Posted on Monday, March 2nd, 2009 at 6:02pm.

Nick wrote: Joe,

Wow, as a homeowner, that's not a very pleasant picture at the top of the newsletter. It does make me wish I had some extra cash on hand to go house shopping, or at least to start looking seriously. This is a fantastic time for buyers.

The way I look at it is that it doesn't really matter for most people. If I sold my home now, I wouldn't recover everything I paid for it and put into it with upgrades, but the price on the home I would be buying would be reduced too, so the loss is really a wash.

Now, for first time homebuyers, this market is handing them the chance of a lifetime: they have the opportunity to enter the market at a depressed state - essentially a time flashback to the early 2000s (maybe, heaven forbid, the 1990s). Folks like me who bought two years ago, well that's when we hopped on this train; what I've lost from that I've already lost, but I'm really in no different position.
Fortunately, I love my house.

I'll read through this in detail later today, but as always, thanks so much for your regular detailed analysis and commentary.

Nick

Posted on Monday, March 2nd, 2009 at 6:04pm.

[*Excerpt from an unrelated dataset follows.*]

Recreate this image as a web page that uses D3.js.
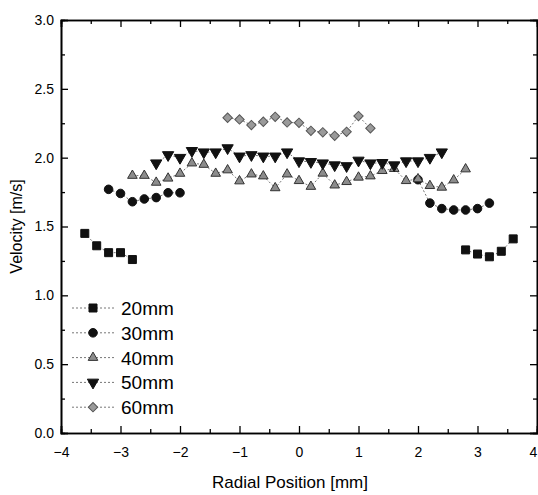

cliff wrote: Joe, although your statistical analysis is to be commended for the amount of time and effort put into it, the thought process is lacking vital information to put the real estate scheme of Tallahassee into perspective.
The saggging economy, unemployment, lenders rethinking their loan strategies and the new fanni mae and freddie mac regulations, not to mention how detailed the new stimulas program will be I would not want to be putting myself into the "forecast" role. Add the number of people who have lost up to 50% of their investments in the stock market and you have quite an unstable local real estate market. Even as the market as a whole comes back from it's over inflated pricing the 2-3% annual cost of living raise we have come to expect each year has now dwindled to maybe 1% wich translates into anyones guess on what is to come.

Posted on Sunday, March 8th, 2009 at 3:35pm.